No doubt, attaching dollar figures on an institution's economic impact certainly helps in capital fundraising campaigns like the $7 million new Learning Library.

Overall, post-secondaries have benefited because of government's commitment to education, as well as the two schools expanding their programming in education, arts, science, business administration, nursing and adding graduate programs.

"It's been quite remarkable," says Sarlo, a Nipissing grad himself, who's been on faculty for 24 years. "When I started here we had a few hundred students, about 400 to 500 and about two or three dozen faculty. It's grown to more than 100 faculty at Nip and more 4,000 full-time students."

Favourable annual write-ups in Maclean's magazine's university guide doesn't hurt North Bay's and Nipissing's reputations as a centre for strong programming with a high level of student satisfaction in degree programs. Yet not everything should be reduced to dollars, he says.

"The economic spinoffs in the community shouldn't take away from the college and university's main role as a centre of learning, intellectual and cultural activities.
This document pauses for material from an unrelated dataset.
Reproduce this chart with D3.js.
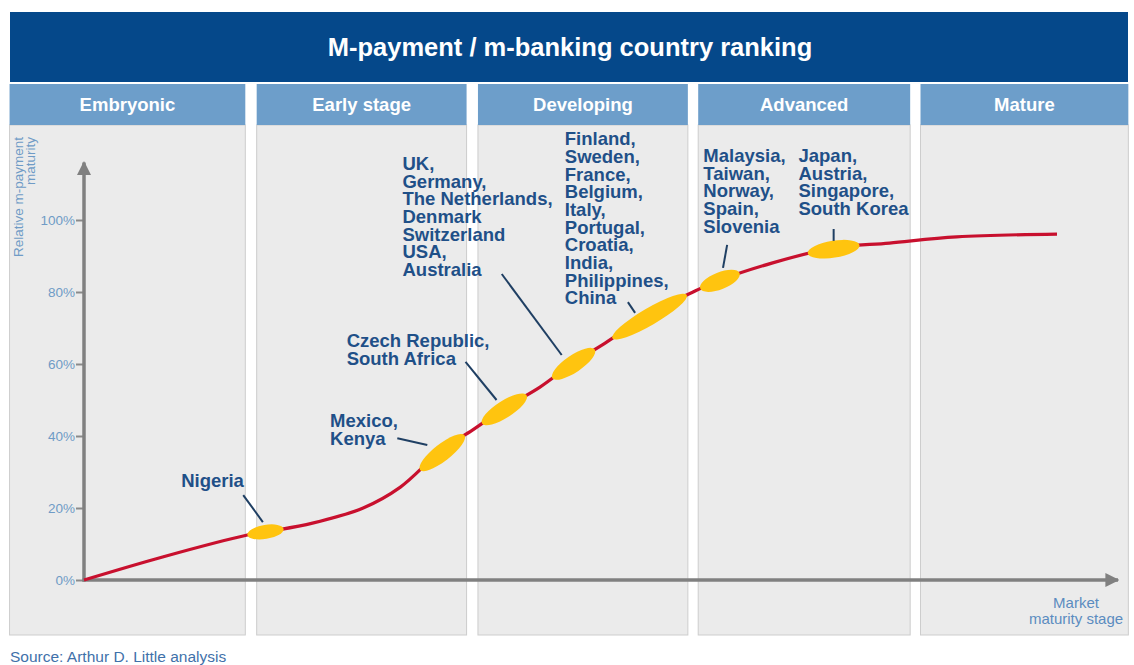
<!DOCTYPE html>
<html>
<head>
<meta charset="utf-8">
<script src="https://cdn.jsdelivr.net/npm/d3@7"></script>
<style>
  body { margin: 0; background: #fff; }
  svg text { font-family: "Liberation Sans", Arial, sans-serif; }
</style>
</head>
<body>
<div class="chart"></div>
<script>
// stages along the market maturity axis (x in maturity units 0-100)
var stages = ["Embryonic", "Early stage", "Developing", "Advanced", "Mature"];
var stageStart = [-7.2, 16.7, 38.1, 59.4, 80.9];
var stageEnd = [15.6, 37.0, 58.4, 79.9, 101];

// the maturity curve
var curveX = [0, 7.6, 15.8, 18.1, 22.1, 27.0, 30.6, 34.6, 37.6, 40.7, 44.1, 47.3, 50.4, 54.5, 58.9, 61.5, 66.6, 72.4, 77.9, 84.4, 94.1];
var curveY = [0, 6.4, 12.5, 13.6, 15.8, 20.0, 25.8, 36.1, 41.7, 47.8, 53.6, 60.3, 65.8, 73.6, 80.0, 83.3, 88.1, 92.2, 93.6, 95.3, 96.1];

var yTicks = [0, 20, 40, 60, 80, 100];

// country groups and where they sit on the curve
var groups = [
  ["Nigeria"],
  ["Mexico,", "Kenya"],
  ["Czech Republic,", "South Africa"],
  ["UK,", "Germany,", "The Netherlands,", "Denmark", "Switzerland", "USA,", "Australia"],
  ["Finland,", "Sweden,", "France,", "Belgium,", "Italy,", "Portugal,", "Croatia,", "India,", "Philippines,", "China"],
  ["Malaysia,", "Taiwan,", "Norway,", "Spain,", "Slovenia"],
  ["Japan,", "Austria,", "Singapore,", "South Korea"]
];
var groupFrom = [15.8, 32.5, 38.5, 45.3, 51.1, 59.6, 70.0];
var groupTo = [19.3, 36.8, 42.8, 49.4, 58.3, 63.4, 75.0];

// annotation layout (in chart units): label anchor, leader start, leader end
var notes = [
  {tx: 9.4, ty: 25.8, x1: 15.4, y1: 23.6, x2: 17.3, y2: 16.1},
  {tx: 23.8, ty: 42.5, x1: 30.3, y1: 39.4, x2: 33.2, y2: 37.5},
  {tx: 25.4, ty: 64.7, x1: 36.9, y1: 60.6, x2: 39.9, y2: 50.0},
  {tx: 30.8, ty: 113.9, x1: 40.4, y1: 85.0, x2: 46.2, y2: 62.5},
  {tx: 46.5, ty: 120.8, x1: 52.6, y1: 77.2, x2: 53.3, y2: 74.2},
  {tx: 59.9, ty: 116.1, x1: 62.2, y1: 93.1, x2: 61.8, y2: 86.7},
  {tx: 69.1, ty: 116.1, x1: 72.5, y1: 97.5, x2: 72.5, y2: 94.2}
];

var svgWidth = 1134;
var svgHeight = 665;

var svg = d3.select(".chart")
  .append("svg")
  .attr("width", svgWidth)
  .attr("height", svgHeight);

var x = d3.scaleLinear().domain([0, 100]).range([84, 1118]);
var y = d3.scaleLinear().domain([0, 100]).range([580, 220]);

// title bar
svg.append("rect")
  .attr("x", 10).attr("y", 12)
  .attr("width", 1118).attr("height", 70)
  .attr("fill", "#05488a");
svg.append("text")
  .attr("x", 570).attr("y", 56)
  .attr("text-anchor", "middle")
  .attr("fill", "#fff")
  .attr("font-size", 25.5)
  .attr("font-weight", "bold")
  .text("M-payment / m-banking country ranking");

// stage panels
var panel = svg.selectAll("g.stage")
  .data(stages)
  .enter()
  .append("g")
  .attr("class", "stage");

panel.append("rect")
  .attr("x", function(d, i) { return x(stageStart[i]); })
  .attr("y", 125)
  .attr("width", function(d, i) { return x(stageEnd[i]) - x(stageStart[i]); })
  .attr("height", 510)
  .attr("fill", "#ebebeb")
  .attr("stroke", "#cdcdcd");

panel.append("rect")
  .attr("x", function(d, i) { return x(stageStart[i]); })
  .attr("y", 84)
  .attr("width", function(d, i) { return x(stageEnd[i]) - x(stageStart[i]); })
  .attr("height", 41)
  .attr("fill", "#6d9eca");

panel.append("text")
  .attr("x", function(d, i) { return (x(stageStart[i]) + x(stageEnd[i])) / 2; })
  .attr("y", 111)
  .attr("text-anchor", "middle")
  .attr("fill", "#fff")
  .attr("font-size", 18.5)
  .attr("font-weight", "bold")
  .text(function(d) { return d; });

// arrow heads
svg.append("defs").append("marker")
  .attr("id", "arrow")
  .attr("viewBox", "0 0 10 10")
  .attr("refX", 9).attr("refY", 5)
  .attr("markerWidth", 4).attr("markerHeight", 4)
  .attr("markerUnits", "strokeWidth")
  .attr("orient", "auto")
  .append("path")
  .attr("d", "M0,0L10,5L0,10z")
  .attr("fill", "#808080");

// y axis ticks
var yAxis = svg.append("g")
  .attr("transform", "translate(" + x(0) + ",0)")
  .call(d3.axisLeft(y).tickValues(yTicks).tickFormat(function(d) { return d + "%"; }).tickSize(8).tickPadding(1));
yAxis.select(".domain").remove();
yAxis.selectAll(".tick line").attr("stroke", "#8a8a8a").attr("stroke-width", 2);
yAxis.selectAll(".tick text")
  .attr("fill", "#6f9bc6")
  .attr("font-size", 13.5)
  .attr("font-family", "Liberation Sans, Arial, sans-serif");

// axis lines
svg.append("line")
  .attr("x1", x(0)).attr("y1", y(0) + 1.5)
  .attr("x2", x(0)).attr("y2", y(116))
  .attr("stroke", "#808080").attr("stroke-width", 3.5)
  .attr("marker-end", "url(#arrow)");
svg.append("line")
  .attr("x1", x(0) - 1.5).attr("y1", y(0))
  .attr("x2", x(100)).attr("y2", y(0))
  .attr("stroke", "#808080").attr("stroke-width", 3.5)
  .attr("marker-end", "url(#arrow)");

// axis titles
var yTitle = svg.append("text")
  .attr("transform", "translate(23,137) rotate(-90)")
  .attr("text-anchor", "end")
  .attr("fill", "#6f9bc6")
  .attr("font-size", 13.5);
yTitle.append("tspan").attr("x", 0).attr("y", 0).text("Relative m-payment");
yTitle.append("tspan").attr("x", 0).attr("y", 12).text("maturity");

var xTitle = svg.append("text")
  .attr("text-anchor", "middle")
  .attr("fill", "#5b8cc0")
  .attr("font-size", 15);
xTitle.append("tspan").attr("x", 1076).attr("y", 608).text("Market");
xTitle.append("tspan").attr("x", 1076).attr("y", 624).text("maturity stage");

// maturity curve
var line = d3.line()
  .x(function(d, i) { return x(curveX[i]); })
  .y(function(d, i) { return y(curveY[i]); })
  .curve(d3.curveCatmullRom.alpha(0.5));

var path = svg.append("path")
  .datum(curveX)
  .attr("d", line)
  .attr("fill", "none")
  .attr("stroke", "#c8102e")
  .attr("stroke-width", 3.2);

// find the curve point for a given x value
var node = path.node();
var total = node.getTotalLength();
function pointAt(v) {
  var px = x(v), lo = 0, hi = total, p;
  for (var k = 0; k < 30; k++) {
    var mid = (lo + hi) / 2;
    p = node.getPointAtLength(mid);
    if (p.x < px) lo = mid; else hi = mid;
  }
  return p;
}

// country clusters
svg.selectAll("ellipse")
  .data(groups)
  .enter()
  .append("ellipse")
  .each(function(d, i) {
    var a = pointAt(groupFrom[i]), b = pointAt(groupTo[i]);
    var cx = (a.x + b.x) / 2, cy = (a.y + b.y) / 2;
    var len = Math.sqrt((b.x - a.x) * (b.x - a.x) + (b.y - a.y) * (b.y - a.y));
    var ang = Math.atan2(b.y - a.y, b.x - a.x) * 180 / Math.PI;
    d3.select(this)
      .attr("cx", 0).attr("cy", 0)
      .attr("rx", len / 2)
      .attr("ry", i == 0 ? 7 : 8.5)
      .attr("transform", "translate(" + cx + "," + cy + ") rotate(" + ang + ")");
  })
  .attr("fill", "#ffc40f");

// leader lines
svg.selectAll("line.leader")
  .data(notes)
  .enter()
  .append("line")
  .attr("class", "leader")
  .attr("x1", function(d) { return x(d.x1); })
  .attr("y1", function(d) { return y(d.y1); })
  .attr("x2", function(d) { return x(d.x2); })
  .attr("y2", function(d) { return y(d.y2); })
  .attr("stroke", "#1f3f63")
  .attr("stroke-width", 2);

// country labels
var labels = svg.selectAll("text.country")
  .data(groups)
  .enter()
  .append("text")
  .attr("class", "country")
  .attr("fill", "#1f5088")
  .attr("font-size", 18.5)
  .attr("font-weight", "bold");

labels.each(function(d, i) {
  var t = d3.select(this);
  d.forEach(function(name, j) {
    t.append("tspan")
      .attr("x", x(notes[i].tx))
      .attr("y", y(notes[i].ty) + j * 17.7)
      .text(name);
  });
});

// source
svg.append("text")
  .attr("x", 10).attr("y", 662)
  .attr("fill", "#3f71aa")
  .attr("font-size", 15.5)
  .text("Source: Arthur D. Little analysis");
</script>
</body>
</html>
"However it does draw students locally and from far away and that does have a positive impact and it's important to measure that."

The institutions have enjoyed a unique sense of cooperation since both campuses opened side-by-side in 1967.

The two schools are practically grafted onto one another with a shared gymnasium, cafeteria, bookstore and a soon-to-be-constructed joint library, expected to turn sod this fall in time for a 2010 ribbon-cutting.

It's also commonplace to have transfers into degree programs. Sarlo says he sees about a dozen Canadore business diploma grads each year entering the degree program at Nipissing. "The degree of co-operation is quite amazing that's a model for Canada with joint programs and physical space."